Last month’s Open Data Science Conference (ODSC) started with some hands-on problem solving for attendees to mull over: How long will it take 3,000 people to filter through one registration desk, given there are four possible streams they could register through, sorted alphabetically by last name? You might be tempted to reference last year’s registration pace and the rate those were processed — but last year there were only 1,000 registrants and the year before that 500, so how would those rates scale?
And just like that, attendees were immersed in the rapidly expanding field of data science and an energetic conference. Organizational imperfections aside, the ODSC in Boston delivered an engaging conference with a number of high-profile speakers from the data science community, including JJ Allaire, Stefan Karpinski, and Owen Zhang (the founders of R Studio, Julia, and the #1 ranked data scientist on Kaggle, respectively). Here are some of my main takeaways from the conference:
There’s a Lot of Buzz Around Data Science Careers
Interest in data science is growing rapidly, and there are many companies and people trying to take advantage of the buzz and interest in the field. The ODSC held a career fair with representation from companies as diverse as Harvard University, Allstate, and Facebook. In order to meet the demands of the job market and interest from the community, post-secondary institutions in Canada are beginning to offer dedicated Data Science programs. For example, Carleton University and the University of British Columbia both offer master’s degrees in data science. There are also several training programs available, either offering introductory experiences, or an internship/fellowship. Insight offers one of the best known programs, and organizations such as Merit and the NYC Data Science Academy provide training as well (both had a physical presence at the ODSC).
And there is clearly a lot of interest from prospective job seekers. Many attendees were at the ODSC to learn more about data science and what it takes to get into the field. Aspiring data scientists came from a broad spectrum of backgrounds ranging from math, chemistry, and even design. With regards to experience, employers still seem to prefer candidates with graduate degrees, which at times can be off-set by a vivid portfolio of data science work.
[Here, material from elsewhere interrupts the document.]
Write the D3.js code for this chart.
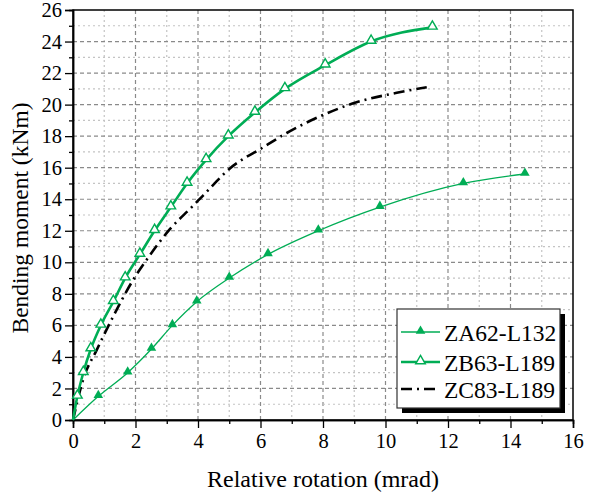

Hybrid Artificial Intelligence (AI)
One of the biggest epiphanies I had at the ODSC was the utility of hybrid AI. In data science, we often focus on automatically classifying datasets into discrete bins and getting black or white answers. For example, did passenger #123 survive or die in the Titanic disaster? However, there is a high probability that somewhere along the decision path of a data science product, a point of uncertainty will arise. At those points, a human in the loop can provide incredible value. Leveraging this human intervention can vastly improve a data product. In those cases, machine learning and AI do not replace humans, but they can be used to augment them and improve the decision making process. This represents a change in business logic, as it makes business cases viable that previously would not have been possible. This is being practiced in the real world through products such as Facebook’s assistant M and the travel assistant Pana. Entertainingly, a hybrid AI approach was also just used to power a teaching assistant bot for a class at Georgia Tech.
Other tools & trends:
-
There were many technologies and products on display at the ODSC, and a few of them made a particular impression. For one, everyone seems to be using notebooks for their analysis. Notebooks are web applications that provide an easy way to share code and embed live code in an application. Jupyter in particular was prominently featured, and tools and development with R Markdown were on display as well.
-
Stefan Karpinski made a strong case for why Julia should be the language for performing data science, combining the ease of prototyping using scripting languages such as python or R, with the ability to fine-tune code for performance, which is typically done using system languages such as C (Karpinski’s 10 minute presentation is available online).
-
As data science becomes more and more popular, software vendors are trying to open up the world of analytics to the masses. There are a number of tools that provide drag and drop interfaces, to minimize the amount of coding that needs to be done and the amount of machine learning knowledge that is required. Rapid Miner, Data Iku, and Azure ML all provide drag and drop interfaces, while DataRobot does a systematic parameter and learning algorithm sweep in an attempt to find the best performing model for users.
So — how long did it take to get everyone registered? We will never know as the queue soon dispersed and attendees registered asynchronously. Given the growth curve data science is on, and the breadth of its applications, it’s safe to say next year’s lineups won’t be shorter.